GIVEN PROBLEM: From the listing below, pull each line that includes "this".

DATA PROVIDED:
▼▼▼

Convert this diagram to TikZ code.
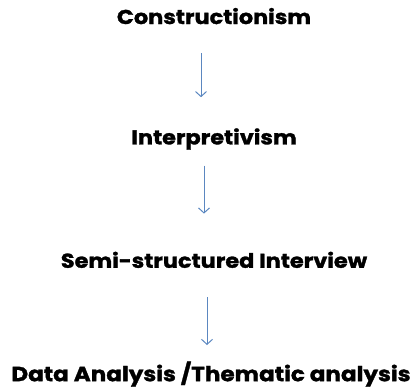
\documentclass[tikz,border=0pt]{standalone}
\usepackage{fontspec}
\setmainfont{Poppins}[BoldFeatures={FakeBold=1.5, FakeStretch=1.12}]
\usetikzlibrary{positioning, arrows.meta}
\definecolor{flowblue}{RGB}{91,135,192}

\begin{document}
\begin{tikzpicture}[x=1pt, y=1pt, node distance=105pt,
    stage/.style={font=\bfseries\fontsize{20}{24}\selectfont, inner sep=0pt, text height=14pt, text depth=4pt},
    arrow/.style={-{Straight Barb[length=5pt, width=11pt]}, flowblue, line width=1pt}]
\useasboundingbox (0,0) rectangle (420,-389);

% Nodes
\node [stage] (constr) at (214,-19) {Constructionism};
\node [stage, below=102pt of constr] (interp) {Interpretivism};
\node [stage, below=of interp] (semi) {Semi-structured Interview};
\node [stage, below=94pt of semi, font=\bfseries\fontsize{20.6}{25}\selectfont, text height=15pt, text depth=6pt, xshift=-3pt] (analysis) {Data Analysis /Thematic analysis};

% Arrows
\draw [arrow] ([xshift=-13pt, yshift=-25pt]constr.south) -- ([xshift=-13pt, yshift=33pt]interp.north);
\draw [arrow] ([xshift=-10pt, yshift=-17pt]interp.south) -- ([xshift=-10pt, yshift=40pt]semi.north);
\draw [arrow] ([xshift=-7pt, yshift=-25pt]semi.south) -- ([xshift=-4pt, yshift=21pt]analysis.north);

\end{tikzpicture}
\end{document}
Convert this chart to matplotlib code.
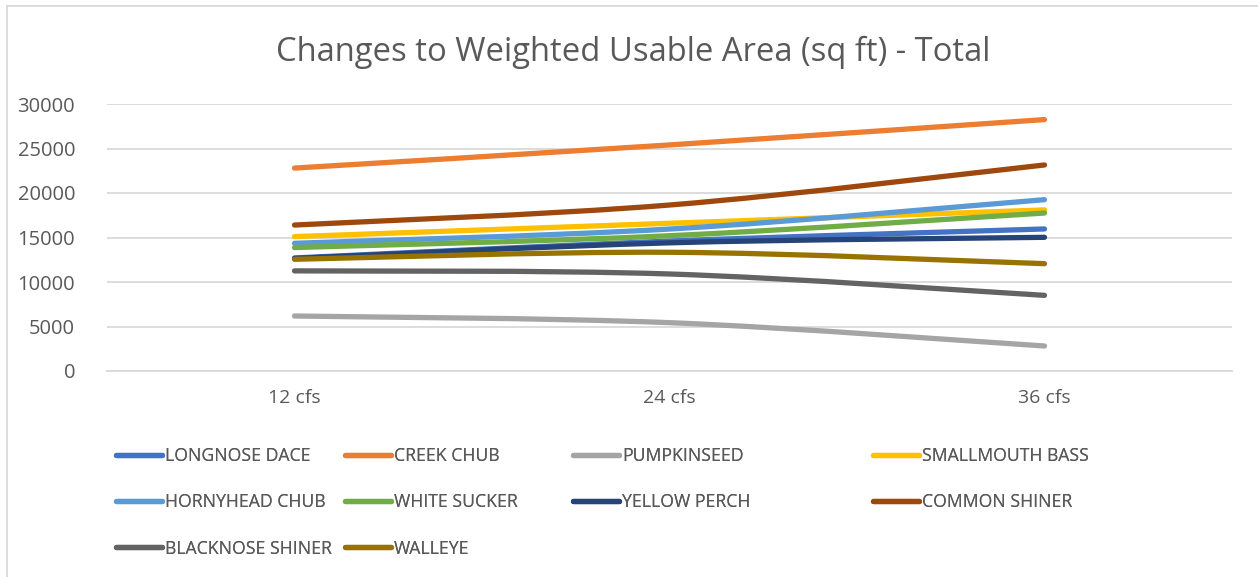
import matplotlib
matplotlib.use("Agg")
import matplotlib.pyplot as plt
from matplotlib.path import Path
from matplotlib.patches import PathPatch
from matplotlib.lines import Line2D
import numpy as np

categories = ["12 cfs", "24 cfs", "36 cfs"]
series_names = ["LONGNOSE DACE", "CREEK CHUB", "PUMPKINSEED", "SMALLMOUTH BASS",
                "HORNYHEAD CHUB", "WHITE SUCKER", "YELLOW PERCH", "COMMON SHINER",
                "BLACKNOSE SHINER", "WALLEYE"]
longnose_dace = [12700, 14600, 15960]
creek_chub = [22800, 25400, 28250]
pumpkinseed = [6180, 5430, 2810]
smallmouth_bass = [15100, 16600, 18100]
hornyhead_chub = [14350, 15950, 19250]
white_sucker = [13870, 15200, 17750]
yellow_perch = [12650, 14400, 15020]
common_shiner = [16400, 18650, 23150]
blacknose_shiner = [11250, 10900, 8500]
walleye = [12550, 13340, 12060]
series_values = [longnose_dace, creek_chub, pumpkinseed, smallmouth_bass,
                 hornyhead_chub, white_sucker, yellow_perch, common_shiner,
                 blacknose_shiner, walleye]
colors = ["#4472C4", "#ED7D31", "#A5A5A5", "#FFC000", "#5B9BD5", "#70AD47",
          "#264478", "#9E480E", "#636363", "#997300"]
yticks = [0, 5000, 10000, 15000, 20000, 25000, 30000]

FONT = ["Open Sans", "DejaVu Sans"]
TXT = "#595959"
GRID = "#D9D9D9"
W, H = 1258, 577

fig = plt.figure(figsize=(W / 100, H / 100), dpi=100)
ax = fig.add_axes([107 / W, 1 - 371 / H, (1232 - 107) / W, (371 - 104) / H])
ax.set_xlim(-0.5, 2.5)
ax.set_ylim(0, 30000)


def smooth_path(xs, ys):
    pts = np.column_stack([xs, ys]).astype(float)
    n = len(pts)
    verts = [pts[0]]
    codes = [Path.MOVETO]
    for i in range(n - 1):
        p0 = pts[i - 1] if i > 0 else pts[i]
        p1 = pts[i]
        p2 = pts[i + 1]
        p3 = pts[i + 2] if i + 2 < n else pts[i + 1]
        c1 = p1 + (p2 - p0) / 6.0
        c2 = p2 - (p3 - p1) / 6.0
        verts += [c1, c2, p2]
        codes += [Path.CURVE4] * 3
    return Path(verts, codes)


xs = np.arange(len(categories))
handles = []
for name, vals, c in zip(series_names, series_values, colors):
    patch = PathPatch(smooth_path(xs, vals), facecolor="none", edgecolor=c,
                      lw=3.8, capstyle="round", joinstyle="round", zorder=3)
    ax.add_patch(patch)
    handles.append(Line2D([], [], color=c, lw=3.8, solid_capstyle="round"))

ax.set_yticks(yticks)
ax.set_xticks(xs)
ax.set_xticklabels(categories)
ax.grid(axis="y", color=GRID, lw=1.3)
ax.set_axisbelow(True)
for s in ["left", "right", "top"]:
    ax.spines[s].set_visible(False)
ax.spines["bottom"].set_color(GRID)
ax.spines["bottom"].set_linewidth(1.3)
ax.tick_params(axis="both", length=0, labelcolor=TXT)
ax.tick_params(axis="y", pad=23, labelsize=14.5)
ax.tick_params(axis="x", pad=13, labelsize=14)
for lab in ax.get_xticklabels() + ax.get_yticklabels():
    lab.set_family(FONT)

fig.text(633 / W, 1 - 52 / H, "Changes to Weighted Usable Area (sq ft) - Total",
         ha="center", va="center", fontsize=23.6, color=TXT, family=FONT)

# legend, Excel row-major order across 4 columns
col_x = [113, 342, 570, 870]
ncol = 4
for ci in range(ncol):
    idx = list(range(ci, len(series_names), ncol))
    leg = fig.legend([handles[i] for i in idx], [series_names[i] for i in idx],
                     loc="upper left", bbox_to_anchor=(col_x[ci] / W - 0.0035, 1 - 440 / H),
                     frameon=False, handlelength=2.6, handletextpad=0.2,
                     labelspacing=1.6, borderaxespad=0,
                     prop={"family": FONT, "size": 12.7})
    for t in leg.get_texts():
        t.set_color(TXT)
    fig.add_artist(leg)

# chart border (left and top visible)
fig.add_artist(Line2D([7 / W, 7 / W], [0, 1 - 6 / H], color=GRID, lw=1.3))
fig.add_artist(Line2D([7 / W, 1], [1 - 6 / H, 1 - 6 / H], color=GRID, lw=1.3))

fig.savefig("out.png", dpi=100)
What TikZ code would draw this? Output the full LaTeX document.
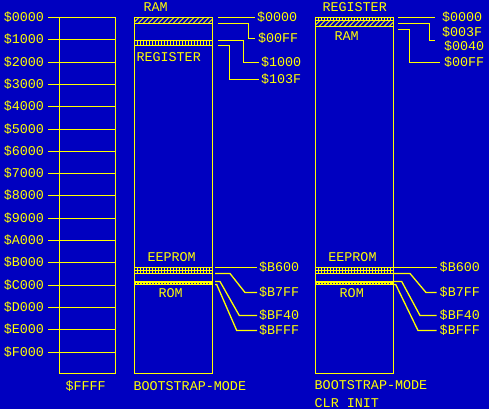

▲▲▲

TASK SOLUTION:
Convert this diagram to TikZ code.
Convert this chart to matplotlib code.
What TikZ code would draw this? Output the full LaTeX document.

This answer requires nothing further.